● **REQUIREMENT**:
Work through the material below line by line and say how many lines include the word "that". Only the number, please.
-- START OF DATA FOR THIS EXERCISE --
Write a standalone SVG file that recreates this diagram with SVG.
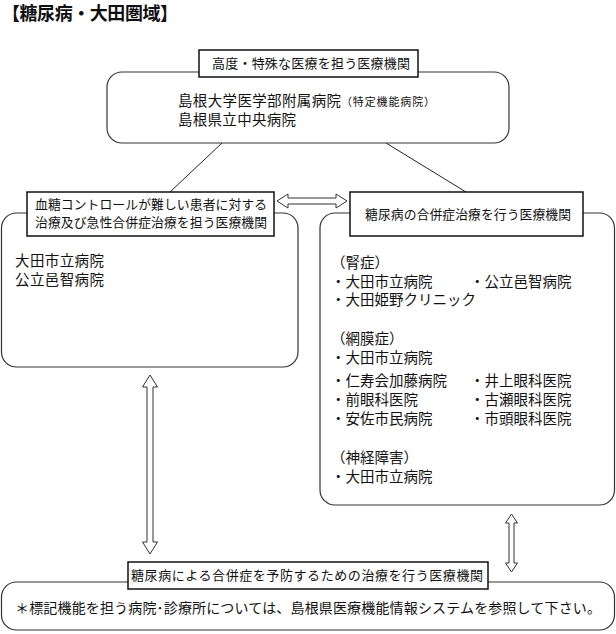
<svg xmlns="http://www.w3.org/2000/svg" width="616" height="634" viewBox="0 0 616 634">
<style>
text{font-family:"Noto Sans CJK JP","Noto Sans CJK SC",sans-serif;fill:#111}
.box{fill:#fff;stroke:#333;stroke-width:1.2}
.lbl{fill:#fff;stroke:#111;stroke-width:1.5}
.arr{fill:#fff;stroke:#333;stroke-width:1}
.ln{stroke:#222;stroke-width:1;fill:none}
.t14{font-size:14.5px}
.t13{font-size:13px}
</style>
<rect width="616" height="634" fill="#fff"/>
<text x="2" y="20" font-size="18" font-weight="bold" textLength="176">【糖尿病・大田圏域】</text>
<g id="connectors">
<line class="ln" x1="222" y1="143" x2="170" y2="192"/>
<line class="ln" x1="386" y1="143" x2="466" y2="192"/>
<polygon class="arr" points="277,201 288,194 288,198 336,198 336,194 347,201 336,208 336,204 288,204 288,208"/>
<polygon class="arr" points="150,375 157.5,387 153,387 153,542 157.5,542 150,554 142.5,542 147,542 147,387 142.5,387"/>
<polygon class="arr" points="511.5,514 517.5,523 514,523 514,563 517.5,563 511.5,572 505.5,563 509,563 509,523 505.5,523"/>
</g>
<g id="node-top">
<rect class="box" x="107" y="72" width="402" height="71" rx="15"/>
<rect class="lbl" x="199" y="50" width="219" height="27"/>
<text class="t13" x="212" y="68" textLength="198">高度・特殊な医療を担う医療機関</text>
<text class="t14" x="178" y="106" textLength="163">島根大学医学部附属病院</text>
<text x="341" y="106" font-size="11" textLength="94">（特定機能病院）</text>
<text class="t14" x="178" y="125" textLength="118">島根県立中央病院</text>
</g>
<g id="node-left">
<rect class="box" x="1.5" y="213" width="296.5" height="154" rx="15"/>
<rect class="lbl" x="27" y="192" width="247" height="44"/>
<text x="35" y="209" font-size="12.8" textLength="232">血糖コントロールが難しい患者に対する</text>
<text x="35" y="227" font-size="12.8" textLength="232">治療及び急性合併症治療を担う医療機関</text>
<text class="t14" x="15" y="266" textLength="89">大田市立病院</text>
<text class="t14" x="15" y="285" textLength="89">公立邑智病院</text>
</g>
<g id="node-right">
<rect class="box" x="320" y="213" width="294.5" height="292" rx="15"/>
<rect class="lbl" x="350" y="192" width="233" height="44"/>
<text x="365" y="219" font-size="12.8" textLength="206">糖尿病の合併症治療を行う医療機関</text>
<text class="t14" x="331" y="268">（腎症）</text>
<text class="t14" x="331" y="287">・大田市立病院</text>
<text class="t14" x="470" y="287">・公立邑智病院</text>
<text class="t14" x="331" y="305">・大田姫野クリニック</text>
<text class="t14" x="331" y="344">（網膜症）</text>
<text class="t14" x="331" y="363">・大田市立病院</text>
<text class="t14" x="331" y="386">・仁寿会加藤病院</text>
<text class="t14" x="470" y="386">・井上眼科医院</text>
<text class="t14" x="331" y="405">・前眼科医院</text>
<text class="t14" x="470" y="405">・古瀬眼科医院</text>
<text class="t14" x="331" y="424">・安佐市民病院</text>
<text class="t14" x="470" y="424">・市頭眼科医院</text>
<text class="t14" x="331" y="463">（神経障害）</text>
<text class="t14" x="331" y="482">・大田市立病院</text>
</g>
<g id="node-bottom">
<rect class="box" x="1.5" y="582" width="613" height="48" rx="15"/>
<rect class="lbl" x="128" y="562" width="360" height="27"/>
<text class="t13" x="131" y="580" textLength="352">糖尿病による合併症を予防するための治療を行う医療機関</text>
<text x="15" y="613" font-size="14" textLength="586">＊標記機能を担う病院･診療所については、島根県医療機能情報システムを参照して下さい。</text>
</g>
</svg>
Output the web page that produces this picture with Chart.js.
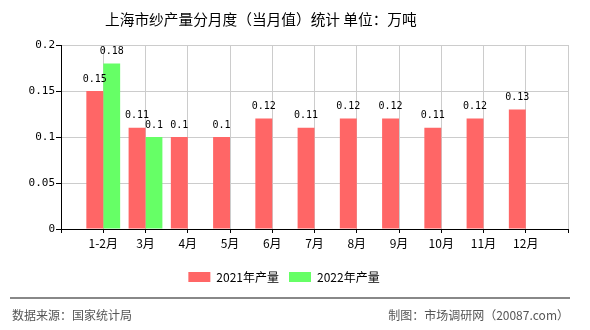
<!DOCTYPE html>
<html>
<head>
<meta charset="utf-8">
<script src="https://cdn.jsdelivr.net/npm/chart.js@4.4.0/dist/chart.umd.min.js"></script>
<style>
  body { margin: 0; background: #fff; }
  #wrap { position: relative; width: 590px; height: 330px; }
  #title { position: absolute; left: 105px; top: 8px; font: 14.7px "Noto Sans CJK SC", sans-serif; color: #000; white-space: nowrap; }
  #rule { position: absolute; left: 10px; top: 297px; width: 560px; height: 0; border-top: 2px solid #888; }
  .foot { position: absolute; top: 306px; font: 12px "Noto Sans CJK SC", sans-serif; color: #555; }
</style>
</head>
<body>
<div id="wrap">
  <canvas id="chart" width="590" height="330"></canvas>
  <div id="title">上海市纱产量分月度（当月值）统计 单位：万吨</div>
  <div id="rule"></div>
  <div class="foot" style="left:12px">数据来源：国家统计局</div>
  <div class="foot" style="right:21px">制图：市场调研网（20087.com）</div>
</div>
<script>
const months = ['1-2月', '3月', '4月', '5月', '6月', '7月', '8月', '9月', '10月', '11月', '12月'];
const output2021 = [0.15, 0.11, 0.1, 0.1, 0.12, 0.11, 0.12, 0.12, 0.11, 0.12, 0.13];
const output2022 = [0.18, 0.1, null, null, null, null, null, null, null, null, null];
const yTicks = [0, 0.05, 0.1, 0.15, 0.2];

// empty slot at each end so the months sit on the tick marks
const labels = [''].concat(months, ['']);
function pad(arr) { return [null].concat(arr, [null]); }

const monoFont = '"DejaVu Sans Mono", monospace';
Chart.defaults.font.family = '"Noto Sans CJK SC", sans-serif';
Chart.defaults.color = '#000';

const valueLabels = {
    id: 'valueLabels',
    afterDatasetsDraw(chart) {
        const ctx = chart.ctx;
        ctx.save();
        ctx.font = '10px ' + monoFont;
        ctx.fillStyle = '#000';
        ctx.textAlign = 'center';
        ctx.textBaseline = 'bottom';
        chart.data.datasets.forEach(function(ds, i) {
            chart.getDatasetMeta(i).data.forEach(function(bar, j) {
                const v = ds.data[j];
                if (v === null) return;
                ctx.fillText(String(v), bar.x, bar.y - 7);
            });
        });
        ctx.restore();
    }
};

new Chart(document.getElementById('chart'), {
    type: 'bar',
    data: {
        labels: labels,
        datasets: [{
            label: '2021年产量',
            data: pad(output2021),
            backgroundColor: '#ff6666'
        }, {
            label: '2022年产量',
            data: pad(output2022),
            backgroundColor: '#66ff66'
        }]
    },
    options: {
        responsive: false,
        animation: false,
        layout: { padding: { left: 0, right: 22, top: 45, bottom: 37 } },
        datasets: { bar: { categoryPercentage: 0.8, barPercentage: 1 } },
        plugins: {
            title: { display: false },
            legend: {
                position: 'bottom',
                labels: { boxWidth: 22, boxHeight: 10, font: { size: 12 }, padding: 10 }
            },
            tooltip: { enabled: false }
        },
        scales: {
            x: {
                offset: false,
                grid: { offset: false, color: '#ccc', tickColor: '#000', tickLength: 4 },
                border: { color: '#000' },
                ticks: { autoSkip: false, maxRotation: 0, padding: 3, font: { size: 12 } },
                afterFit: function(scale) { scale.height = 32; }
            },
            y: {
                min: 0,
                max: 0.2,
                grid: { color: '#ccc', tickColor: '#000', tickLength: 5 },
                border: { color: '#000' },
                afterBuildTicks: function(scale) {
                    scale.ticks = yTicks.map(function(v) { return { value: v }; });
                },
                ticks: {
                    padding: 1,
                    font: { size: 11, family: monoFont },
                    callback: function(v) { return String(+v.toFixed(2)); }
                },
                afterFit: function(scale) { scale.width = 61; }
            }
        }
    },
    plugins: [valueLabels]
});
</script>
</body>
</html>
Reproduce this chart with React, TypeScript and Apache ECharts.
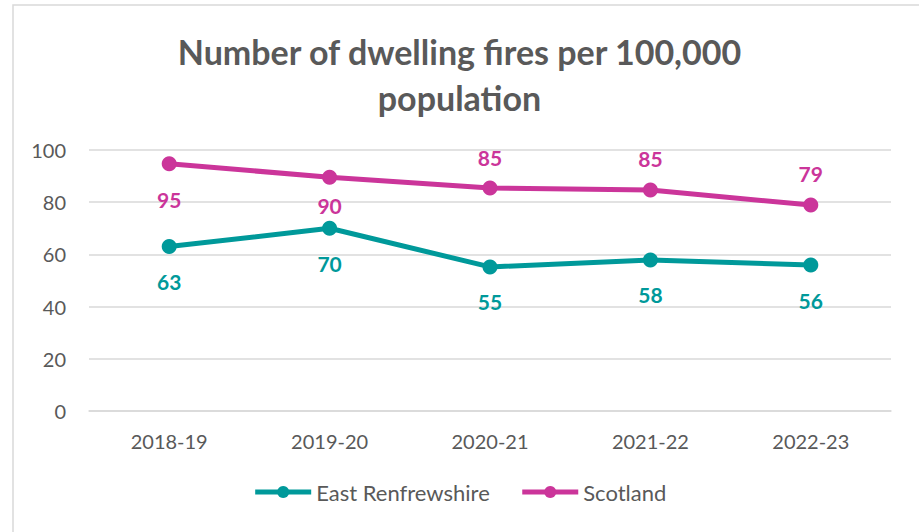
import React, { useEffect, useRef } from "react";
import * as echarts from "echarts";

const categories = ["2018-19", "2019-20", "2020-21", "2021-22", "2022-23"];
const eastRenfrewshire = [63, 70, 55.2, 57.9, 55.9];
const scotland = [94.7, 89.6, 85.4, 84.7, 78.9];
const scotlandLabelPos = ["bottom", "bottom", "top", "top", "top"];
const scotlandLabelDist = [18, 10, 13, 13, 14];
const yTicks = { min: 0, max: 100, interval: 20 };

const TEAL = "#00999A";
const MAGENTA = "#CB359A";
const FONT = "Lato, 'Open Sans', sans-serif";

export default function App() {
  const ref = useRef<HTMLDivElement>(null);
  useEffect(() => {
    if (!ref.current) return;
    const chart = echarts.init(ref.current, null, { renderer: "svg" });
    chart.setOption({
      animation: false,
      backgroundColor: "#ffffff",
      textStyle: { fontFamily: FONT },
      graphic: [
        {
          type: "rect",
          shape: { x: 13, y: 5, width: 1000, height: 1000 },
          style: { fill: "none", stroke: "#D9D9D9", lineWidth: 1.5 },
          silent: true,
        },
      ],
      title: {
        text: "Number of dwelling fires per 100,000\npopulation",
        left: "center",
        top: 23,
        textStyle: {
          fontFamily: FONT,
          fontSize: 34,
          fontWeight: "bold",
          color: "#595959",
          lineHeight: 46,
        },
      },
      legend: {
        bottom: 24,
        left: "center",
        itemWidth: 56,
        itemHeight: 15,
        itemGap: 30,
        lineStyle: { width: 5 },
        textStyle: { fontFamily: FONT, fontSize: 22, color: "#595959", padding: [0, 0, 0, 0] },
        data: ["East Renfrewshire", "Scotland"],
      },
      grid: { left: 89, right: 28, top: 150, bottom: 121, containLabel: false },
      xAxis: {
        type: "category",
        data: categories,
        boundaryGap: true,
        axisLine: { show: true, lineStyle: { color: "#D9D9D9", width: 1.5 } },
        axisTick: { show: false },
        axisLabel: { fontFamily: FONT, fontSize: 20, color: "#595959", margin: 20 },
      },
      yAxis: {
        type: "value",
        min: yTicks.min,
        max: yTicks.max,
        interval: yTicks.interval,
        axisLine: { show: false },
        axisTick: { show: false },
        splitLine: { lineStyle: { color: "#D9D9D9", width: 1.5 } },
        axisLabel: { fontFamily: FONT, fontSize: 20, color: "#595959", margin: 23 },
      },
      series: [
        {
          name: "East Renfrewshire",
          type: "line",
          data: eastRenfrewshire,
          symbol: "circle",
          symbolSize: 15,
          lineStyle: { color: TEAL, width: 5 },
          itemStyle: { color: TEAL },
          label: {
            show: true,
            position: "bottom",
            distance: 17,
            fontFamily: FONT,
            fontSize: 21,
            fontWeight: "bold",
            color: TEAL,
            formatter: (p: any) => String(Math.round(p.value)),
          },
        },
        {
          name: "Scotland",
          type: "line",
          data: scotland.map((v, i) => ({
            value: v,
            label: {
              position: scotlandLabelPos[i],
              distance: scotlandLabelDist[i],
            },
          })),
          symbol: "circle",
          symbolSize: 15,
          lineStyle: { color: MAGENTA, width: 5 },
          itemStyle: { color: MAGENTA },
          label: {
            show: true,
            fontFamily: FONT,
            fontSize: 21,
            fontWeight: "bold",
            color: MAGENTA,
            formatter: (p: any) => String(Math.round(p.value)),
          },
        },
      ],
    });
    return () => chart.dispose();
  }, []);
  return (
    <div
      ref={ref}
      style={{ position: "fixed", left: 0, top: 0, width: 919, height: 532 }}
    />
  );
}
-- END OF DATA FOR THIS EXERCISE --
● **RESULT OF THIS TASK**:
2